**Instructions for the task**
Each line of the listing that contains the word "this" is to be copied.

**Rows**
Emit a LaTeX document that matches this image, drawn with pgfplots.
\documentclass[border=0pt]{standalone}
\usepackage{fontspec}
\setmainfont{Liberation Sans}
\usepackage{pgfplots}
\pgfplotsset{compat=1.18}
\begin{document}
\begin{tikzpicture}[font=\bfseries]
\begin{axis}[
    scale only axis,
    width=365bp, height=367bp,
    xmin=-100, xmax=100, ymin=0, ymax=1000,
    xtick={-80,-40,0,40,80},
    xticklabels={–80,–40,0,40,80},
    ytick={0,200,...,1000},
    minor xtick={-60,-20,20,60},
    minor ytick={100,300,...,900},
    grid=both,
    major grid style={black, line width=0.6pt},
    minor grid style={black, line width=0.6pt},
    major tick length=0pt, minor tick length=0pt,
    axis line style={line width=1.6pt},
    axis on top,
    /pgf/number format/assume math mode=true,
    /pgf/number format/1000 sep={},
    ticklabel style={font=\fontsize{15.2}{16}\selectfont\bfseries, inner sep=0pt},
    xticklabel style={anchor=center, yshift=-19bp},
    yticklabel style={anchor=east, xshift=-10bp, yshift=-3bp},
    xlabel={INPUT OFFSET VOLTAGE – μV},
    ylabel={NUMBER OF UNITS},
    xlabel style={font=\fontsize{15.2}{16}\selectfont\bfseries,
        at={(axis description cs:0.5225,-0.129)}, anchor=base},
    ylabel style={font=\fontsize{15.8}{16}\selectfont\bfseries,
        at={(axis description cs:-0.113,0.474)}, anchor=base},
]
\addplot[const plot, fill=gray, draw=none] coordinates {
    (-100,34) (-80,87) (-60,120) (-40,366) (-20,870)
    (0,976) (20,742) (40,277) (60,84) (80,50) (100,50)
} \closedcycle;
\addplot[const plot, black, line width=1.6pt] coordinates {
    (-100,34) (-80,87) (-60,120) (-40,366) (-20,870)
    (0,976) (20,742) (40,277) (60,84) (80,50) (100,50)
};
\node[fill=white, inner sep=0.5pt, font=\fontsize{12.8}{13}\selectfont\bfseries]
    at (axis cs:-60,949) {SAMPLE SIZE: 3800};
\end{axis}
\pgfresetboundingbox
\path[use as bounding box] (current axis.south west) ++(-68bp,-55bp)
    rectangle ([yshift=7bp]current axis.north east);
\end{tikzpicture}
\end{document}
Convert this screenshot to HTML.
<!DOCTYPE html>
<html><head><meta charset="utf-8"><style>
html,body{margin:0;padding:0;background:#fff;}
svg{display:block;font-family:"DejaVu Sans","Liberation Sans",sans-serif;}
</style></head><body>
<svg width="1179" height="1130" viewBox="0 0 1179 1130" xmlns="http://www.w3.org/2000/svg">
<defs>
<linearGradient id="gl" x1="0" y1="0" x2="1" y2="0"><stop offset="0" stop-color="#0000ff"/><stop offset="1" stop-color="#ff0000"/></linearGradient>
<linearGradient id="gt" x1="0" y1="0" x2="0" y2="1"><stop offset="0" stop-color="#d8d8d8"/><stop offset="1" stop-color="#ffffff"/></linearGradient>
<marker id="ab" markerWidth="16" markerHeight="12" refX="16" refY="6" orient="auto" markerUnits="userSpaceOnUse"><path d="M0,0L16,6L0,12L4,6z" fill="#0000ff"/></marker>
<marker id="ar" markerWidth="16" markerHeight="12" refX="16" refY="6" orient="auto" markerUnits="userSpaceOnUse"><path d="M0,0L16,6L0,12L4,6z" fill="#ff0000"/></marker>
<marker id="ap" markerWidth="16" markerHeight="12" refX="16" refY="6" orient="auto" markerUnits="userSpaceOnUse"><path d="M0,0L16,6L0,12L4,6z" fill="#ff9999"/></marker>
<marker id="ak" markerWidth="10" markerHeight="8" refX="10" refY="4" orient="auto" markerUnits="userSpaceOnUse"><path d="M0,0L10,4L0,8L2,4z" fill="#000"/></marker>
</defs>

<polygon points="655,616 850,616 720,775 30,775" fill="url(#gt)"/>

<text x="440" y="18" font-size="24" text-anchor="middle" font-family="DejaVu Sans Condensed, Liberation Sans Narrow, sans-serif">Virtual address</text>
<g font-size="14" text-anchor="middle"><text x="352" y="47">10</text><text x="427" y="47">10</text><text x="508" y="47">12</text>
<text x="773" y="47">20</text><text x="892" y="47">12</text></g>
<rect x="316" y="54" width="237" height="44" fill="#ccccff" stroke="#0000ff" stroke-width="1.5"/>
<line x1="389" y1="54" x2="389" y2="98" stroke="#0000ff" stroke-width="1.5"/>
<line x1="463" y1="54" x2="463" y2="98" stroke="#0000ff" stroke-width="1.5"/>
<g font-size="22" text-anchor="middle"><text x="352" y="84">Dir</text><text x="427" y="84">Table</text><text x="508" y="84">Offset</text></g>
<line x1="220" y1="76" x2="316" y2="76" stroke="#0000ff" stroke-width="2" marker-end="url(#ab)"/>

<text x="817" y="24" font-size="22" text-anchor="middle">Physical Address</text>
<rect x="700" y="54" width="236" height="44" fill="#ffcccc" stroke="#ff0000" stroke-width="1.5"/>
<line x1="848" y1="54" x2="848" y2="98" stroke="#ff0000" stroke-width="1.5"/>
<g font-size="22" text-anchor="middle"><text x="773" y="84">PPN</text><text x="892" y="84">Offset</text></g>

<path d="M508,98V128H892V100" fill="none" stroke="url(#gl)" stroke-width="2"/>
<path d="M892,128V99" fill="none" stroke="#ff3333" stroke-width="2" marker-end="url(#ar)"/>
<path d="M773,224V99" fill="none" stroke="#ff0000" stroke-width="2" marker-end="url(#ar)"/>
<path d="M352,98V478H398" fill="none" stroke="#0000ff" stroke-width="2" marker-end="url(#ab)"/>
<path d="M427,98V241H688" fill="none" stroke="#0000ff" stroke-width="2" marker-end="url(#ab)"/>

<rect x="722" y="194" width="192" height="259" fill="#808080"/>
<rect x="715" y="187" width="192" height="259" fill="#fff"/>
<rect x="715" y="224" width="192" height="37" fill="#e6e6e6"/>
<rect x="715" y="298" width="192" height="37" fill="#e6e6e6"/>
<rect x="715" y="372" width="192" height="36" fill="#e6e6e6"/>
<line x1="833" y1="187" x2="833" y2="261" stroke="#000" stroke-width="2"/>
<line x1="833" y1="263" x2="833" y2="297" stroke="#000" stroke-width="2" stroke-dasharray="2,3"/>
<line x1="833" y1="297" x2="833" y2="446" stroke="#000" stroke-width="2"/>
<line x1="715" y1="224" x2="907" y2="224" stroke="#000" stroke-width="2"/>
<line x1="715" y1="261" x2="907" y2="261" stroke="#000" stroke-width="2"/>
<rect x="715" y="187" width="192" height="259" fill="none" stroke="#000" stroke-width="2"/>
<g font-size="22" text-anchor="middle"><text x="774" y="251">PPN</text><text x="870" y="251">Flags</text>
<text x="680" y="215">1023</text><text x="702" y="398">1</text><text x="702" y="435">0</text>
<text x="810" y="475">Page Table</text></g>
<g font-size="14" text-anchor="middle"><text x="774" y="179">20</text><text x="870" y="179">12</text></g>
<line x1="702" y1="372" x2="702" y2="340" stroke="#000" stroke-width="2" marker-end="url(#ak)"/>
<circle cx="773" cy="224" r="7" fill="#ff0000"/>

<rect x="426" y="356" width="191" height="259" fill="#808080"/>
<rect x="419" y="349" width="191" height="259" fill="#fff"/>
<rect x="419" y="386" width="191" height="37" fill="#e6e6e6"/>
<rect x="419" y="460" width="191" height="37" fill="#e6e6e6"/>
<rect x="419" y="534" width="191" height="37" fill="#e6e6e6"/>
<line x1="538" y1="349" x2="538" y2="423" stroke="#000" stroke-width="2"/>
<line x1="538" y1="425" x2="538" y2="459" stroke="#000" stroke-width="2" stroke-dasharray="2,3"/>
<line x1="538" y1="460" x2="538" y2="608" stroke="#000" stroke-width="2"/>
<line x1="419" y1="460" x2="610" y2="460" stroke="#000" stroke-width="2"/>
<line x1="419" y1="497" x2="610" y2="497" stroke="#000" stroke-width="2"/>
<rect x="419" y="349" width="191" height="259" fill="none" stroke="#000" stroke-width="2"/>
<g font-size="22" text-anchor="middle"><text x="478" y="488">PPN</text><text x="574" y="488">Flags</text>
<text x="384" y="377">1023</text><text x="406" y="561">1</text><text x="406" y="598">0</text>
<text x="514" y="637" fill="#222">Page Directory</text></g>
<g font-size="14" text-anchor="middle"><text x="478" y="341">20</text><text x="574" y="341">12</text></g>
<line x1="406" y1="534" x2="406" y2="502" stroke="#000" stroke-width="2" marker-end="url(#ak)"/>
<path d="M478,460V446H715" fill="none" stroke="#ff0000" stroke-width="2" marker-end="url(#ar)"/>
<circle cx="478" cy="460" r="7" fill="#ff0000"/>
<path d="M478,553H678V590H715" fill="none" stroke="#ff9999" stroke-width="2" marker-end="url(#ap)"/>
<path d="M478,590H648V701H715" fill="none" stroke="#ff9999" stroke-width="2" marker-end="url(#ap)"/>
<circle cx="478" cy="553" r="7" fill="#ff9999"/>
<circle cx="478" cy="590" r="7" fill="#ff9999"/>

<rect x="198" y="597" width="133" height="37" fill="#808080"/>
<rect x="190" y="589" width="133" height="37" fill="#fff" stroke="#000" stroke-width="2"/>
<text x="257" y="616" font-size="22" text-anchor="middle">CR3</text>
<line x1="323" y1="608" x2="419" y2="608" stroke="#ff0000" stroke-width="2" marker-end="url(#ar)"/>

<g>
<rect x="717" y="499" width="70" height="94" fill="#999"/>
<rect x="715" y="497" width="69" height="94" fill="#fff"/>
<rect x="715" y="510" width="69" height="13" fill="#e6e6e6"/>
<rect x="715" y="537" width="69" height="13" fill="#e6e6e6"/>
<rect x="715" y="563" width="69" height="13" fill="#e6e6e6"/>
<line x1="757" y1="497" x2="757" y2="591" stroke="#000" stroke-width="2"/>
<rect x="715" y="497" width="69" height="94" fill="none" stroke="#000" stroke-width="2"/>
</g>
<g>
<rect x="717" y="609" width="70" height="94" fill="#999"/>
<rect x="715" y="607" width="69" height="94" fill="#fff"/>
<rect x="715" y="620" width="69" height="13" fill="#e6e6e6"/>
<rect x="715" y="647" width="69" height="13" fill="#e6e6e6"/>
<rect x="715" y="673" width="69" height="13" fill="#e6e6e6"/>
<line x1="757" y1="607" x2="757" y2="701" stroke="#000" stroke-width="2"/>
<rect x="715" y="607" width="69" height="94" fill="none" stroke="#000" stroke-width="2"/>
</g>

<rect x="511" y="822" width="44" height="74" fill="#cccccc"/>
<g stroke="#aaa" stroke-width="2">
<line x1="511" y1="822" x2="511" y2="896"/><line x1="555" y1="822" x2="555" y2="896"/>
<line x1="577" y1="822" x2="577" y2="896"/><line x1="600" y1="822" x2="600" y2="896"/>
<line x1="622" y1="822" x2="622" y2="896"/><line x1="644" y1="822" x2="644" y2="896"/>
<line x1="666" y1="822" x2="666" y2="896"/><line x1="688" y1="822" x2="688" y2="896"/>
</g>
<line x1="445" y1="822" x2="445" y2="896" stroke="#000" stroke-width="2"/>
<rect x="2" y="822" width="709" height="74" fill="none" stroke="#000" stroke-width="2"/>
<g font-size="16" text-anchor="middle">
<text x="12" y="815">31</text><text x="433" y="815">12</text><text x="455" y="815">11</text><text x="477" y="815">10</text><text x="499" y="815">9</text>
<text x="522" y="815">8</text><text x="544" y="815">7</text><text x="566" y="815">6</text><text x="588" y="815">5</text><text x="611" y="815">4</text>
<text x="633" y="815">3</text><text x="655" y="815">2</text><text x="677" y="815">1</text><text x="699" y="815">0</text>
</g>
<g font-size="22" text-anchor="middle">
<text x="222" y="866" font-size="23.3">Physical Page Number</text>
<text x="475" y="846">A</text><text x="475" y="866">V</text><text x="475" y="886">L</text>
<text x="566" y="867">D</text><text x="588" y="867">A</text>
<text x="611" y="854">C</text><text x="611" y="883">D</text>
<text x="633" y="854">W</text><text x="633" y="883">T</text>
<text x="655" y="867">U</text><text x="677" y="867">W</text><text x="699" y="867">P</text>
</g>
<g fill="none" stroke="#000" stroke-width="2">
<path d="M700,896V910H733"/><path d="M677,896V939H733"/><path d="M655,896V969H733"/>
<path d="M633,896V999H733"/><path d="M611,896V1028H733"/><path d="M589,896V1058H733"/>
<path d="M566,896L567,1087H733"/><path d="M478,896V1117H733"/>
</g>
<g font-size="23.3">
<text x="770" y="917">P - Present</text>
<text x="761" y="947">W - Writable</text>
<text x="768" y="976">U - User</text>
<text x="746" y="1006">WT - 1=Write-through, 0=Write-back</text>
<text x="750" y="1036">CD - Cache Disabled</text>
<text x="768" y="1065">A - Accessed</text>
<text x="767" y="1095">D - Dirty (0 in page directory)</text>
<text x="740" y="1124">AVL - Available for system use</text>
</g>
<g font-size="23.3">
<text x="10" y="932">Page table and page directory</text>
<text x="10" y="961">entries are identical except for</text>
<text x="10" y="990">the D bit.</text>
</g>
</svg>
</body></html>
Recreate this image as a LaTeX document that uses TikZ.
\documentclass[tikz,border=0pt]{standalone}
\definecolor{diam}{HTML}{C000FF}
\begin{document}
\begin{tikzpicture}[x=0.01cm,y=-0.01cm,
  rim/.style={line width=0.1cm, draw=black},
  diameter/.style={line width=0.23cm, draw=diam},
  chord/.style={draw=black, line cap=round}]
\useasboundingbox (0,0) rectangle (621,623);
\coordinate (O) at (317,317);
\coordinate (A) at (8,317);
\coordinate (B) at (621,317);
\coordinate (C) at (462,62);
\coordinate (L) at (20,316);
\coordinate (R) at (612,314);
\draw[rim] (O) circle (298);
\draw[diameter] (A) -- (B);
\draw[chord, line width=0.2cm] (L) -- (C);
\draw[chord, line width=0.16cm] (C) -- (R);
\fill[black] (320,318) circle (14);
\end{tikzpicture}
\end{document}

**Task result**
Emit a LaTeX document that matches this image, drawn with pgfplots.
Convert this screenshot to HTML.
Recreate this image as a LaTeX document that uses TikZ.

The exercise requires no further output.